Me viene esta reflexión a la mente cuando veo la manifestación de Pegida en Dresde contra la llegada de refugiados sirios. Hay un tufo neonazi en esas concentraciones que viene a demostrar que el monstruo duerme dentro de nosotros, nunca acaba de morir, siempre esperando a que se den las circunstancias necesarias para salir a flote. El miedo a tener que compartir lo poco que se tiene con mucha gente, mucho más necesitada que tú, es legítimo. El miedo a todo lo relacionado con el Islam es comprensible tras lo vivido en los últimos 15 años. Pero hay vicisitudes en la vida que te marcan para siempre. A mí la paternidad me hace ver a mi hijo en cada crío con el que me cruzo por la calle o que veo en televisión. Hay algo que me quema por dentro cuando pienso en mis desvelos por que Daniel no coja frío en El Retiro, mientras esos críos de la misma edad, o más pequeñitos aún, tiritan y lloran en brazos de unos padres desesperados.

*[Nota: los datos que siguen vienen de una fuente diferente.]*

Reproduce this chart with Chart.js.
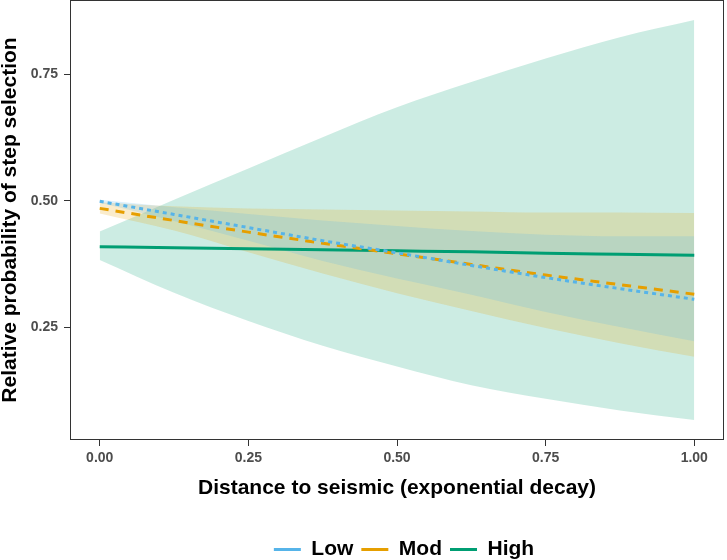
<!DOCTYPE html>
<html lang="en">
<head>
<meta charset="UTF-8" />
<title>Relative probability of step selection</title>
<script src="https://cdn.jsdelivr.net/npm/chart.js"></script>
<style>
  html, body { margin: 0; padding: 0; background: #fff; }
  #wrap { width: 727px; height: 560px; }
</style>
</head>
<body>
<div id="wrap"><canvas id="grafico"></canvas></div>
<script>
// distance to seismic (exponential decay), x positions of the predictions
const distancia = [0, 0.125, 0.25, 0.375, 0.5, 0.625, 0.75, 0.875, 1];

// Low
const lowFit   = [0.499, 0.473, 0.447, 0.421, 0.397, 0.372, 0.348, 0.326, 0.305];
const lowUpper = [0.502, 0.487, 0.474, 0.461, 0.450, 0.440, 0.433, 0.430, 0.430];
const lowLower = [0.496, 0.460, 0.421, 0.381, 0.346, 0.314, 0.280, 0.250, 0.222];

// Mod
const modFit   = [0.485, 0.461, 0.438, 0.416, 0.395, 0.374, 0.353, 0.334, 0.315];
const modUpper = [0.497, 0.489, 0.485, 0.483, 0.481, 0.479, 0.477, 0.477, 0.476];
const modLower = [0.475, 0.441, 0.398, 0.356, 0.317, 0.282, 0.248, 0.218, 0.191];

// High
const highFit   = [0.409, 0.407, 0.405, 0.403, 0.401, 0.399, 0.396, 0.394, 0.392];
const highUpper = [0.439, 0.502, 0.564, 0.626, 0.685, 0.735, 0.782, 0.824, 0.858];
const highLower = [0.383, 0.318, 0.262, 0.213, 0.172, 0.135, 0.108, 0.085, 0.066];

const xTicks = [0, 0.25, 0.5, 0.75, 1];
const yTicks = [0.25, 0.5, 0.75];

const pts = arr => arr.map((v, i) => ({ x: distancia[i], y: v }));

function banda(lower, upper, cor) {
    return [
        { label: '_lo', data: pts(lower), borderWidth: 0, pointRadius: 0, fill: false },
        { label: '_hi', data: pts(upper), borderWidth: 0, pointRadius: 0, fill: '-1', backgroundColor: cor }
    ];
}

function linha(nome, valores, cor, dash) {
    return {
        label: nome, data: pts(valores), borderColor: cor, backgroundColor: cor,
        borderWidth: 3, borderDash: dash, pointRadius: 0, fill: false
    };
}

const datasets = [
    ...banda(lowLower, lowUpper, 'rgba(86, 180, 233, 0.2)'),
    ...banda(modLower, modUpper, 'rgba(230, 159, 0, 0.2)'),
    ...banda(highLower, highUpper, 'rgba(0, 158, 115, 0.2)'),
    linha('Low', lowFit, '#56B4E9', [4, 4]),
    linha('Mod', modFit, '#E69F00', [9, 7]),
    linha('High', highFit, '#009E73', [])
];
datasets.forEach(d => { d.cubicInterpolationMode = 'monotone'; });

// panel border like ggplot
const marco = {
    id: 'marco',
    afterDatasetsDraw(chart) {
        const { ctx, chartArea: a } = chart;
        ctx.save();
        ctx.strokeStyle = '#333333';
        ctx.lineWidth = 1;
        ctx.strokeRect(a.left + 0.5, a.top + 0.5, a.right - a.left - 1, a.bottom - a.top - 1);
        ctx.restore();
    }
};

// push the legend a little lower and right, as in the original
const legendaPos = {
    id: 'legendaPos',
    afterLayout(chart) {
        const lg = chart.legend;
        lg.top += 10; lg.bottom += 10;
        lg.left += 7; lg.right += 7;
    }
};

const fam = 'Liberation Sans, Arial, sans-serif';
const tickFont = { family: fam, size: 14, weight: 'bold' };
const titleFont = { family: fam, size: 21, weight: 'bold', lineHeight: 1 };

const ctx = document.getElementById('grafico').getContext('2d');
const grafico = new Chart(ctx, {
    type: 'line',
    data: { datasets },
    plugins: [marco, legendaPos],
    options: {
        responsive: true,
        maintainAspectRatio: false,
        animation: false,
        layout: { padding: { top: 0, right: 3, left: 0, bottom: 0 } },
        plugins: {
            filler: { drawTime: 'beforeDatasetsDraw' },
            tooltip: { enabled: false },
            legend: {
                position: 'bottom',
                fullSize: false,
                labels: {
                    filter: item => !item.text.startsWith('_'),
                    usePointStyle: true,
                    pointStyle: 'line',
                    pointStyleWidth: 27,
                    color: '#000000',
                    font: { family: fam, size: 21, weight: 'bold', lineHeight: 1 },
                    padding: 8
                }
            }
        },
        scales: {
            x: {
                type: 'linear',
                min: -0.05,
                max: 1.05,
                afterBuildTicks: s => { s.ticks = xTicks.map(v => ({ value: v })); },
                afterFit: s => { s.height = 81; s.paddingLeft = 0; s.paddingRight = 0; },
                border: { display: false },
                grid: { drawOnChartArea: false, drawTicks: true, tickLength: 6, color: '#333333' },
                ticks: {
                    callback: v => Number(v).toFixed(2),
                    color: '#4D4D4D', font: tickFont, padding: 4,
                    maxRotation: 0, autoSkip: false
                },
                title: {
                    display: true,
                    text: 'Distance to seismic (exponential decay)',
                    color: '#000000', font: titleFont,
                    padding: { top: 0, bottom: 22 }
                }
            },
            y: {
                type: 'linear',
                min: 0.0264,
                max: 0.8976,
                afterBuildTicks: s => { s.ticks = yTicks.map(v => ({ value: v })); },
                afterFit: s => { s.width = 70; s.paddingTop = 0; s.paddingBottom = 0; },
                border: { display: false },
                grid: { drawOnChartArea: false, drawTicks: true, tickLength: 6, color: '#333333' },
                ticks: {
                    callback: v => Number(v).toFixed(2),
                    color: '#4D4D4D', font: tickFont, padding: 6, autoSkip: false
                },
                title: {
                    display: true,
                    text: 'Relative probability of step selection',
                    color: '#000000', font: titleFont,
                    padding: { top: 0, bottom: 0 }
                }
            }
        }
    }
});
</script>
</body>
</html>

Tal vez sea demasiado ingenuo, tal vez ser padre me haya vuelto menos sensato, pero yo me imagino una Europa fuerte, segura de si misma, cogiendo el toro por los cuernos. Una Europa que se pregunte «¿cuánto hay que poner»?, «¿a cuánta gente hay que acoger?». Una Europa que reciba temporalmente a esos desplazados, que no vienen a nuestra casa por gusto ni pretenden quedarse en la mayoría de los casos, mientras aprovechamos nuestra tecnología militar para borrar del mapa al DAESH cueste lo que cueste, incluidas las bajas humanas de unos soldados que tengan todo nuestro reconocimiento público. Una vieja Europa que confíe en sus servicios secretos y fuerzas de seguridad para controlar a los posibles lobos que se hayan colado entre las ovejas. Una Europa que ponga en marcha un plan Marshall en la nueva Siria a reconstruir y que gane influencia política y económica en esa zona, antes de que lo hagan Rusia o China. Y me imagino a esos niños sirios, a esos futuros adultos musulmanes, de vuelta en Siria para levantar su patria, sin olvidar a la vieja Europa que un día les acogió. A los americanos les salió bien con los europeos que sobrevivieron a Hitler. Claro que Estados Unidos decidió que iba a ser clave en la política internacional y combinó humanidad con inteligencia en beneficio propio. Dos cualidades de las que no vamos sobrados últimamente en el viejo continente. Aquí somos más de mirar para otro lado y esperar siempre que sean otros los que pongan el dinero, las vidas y las chocolatinas. Así nos va.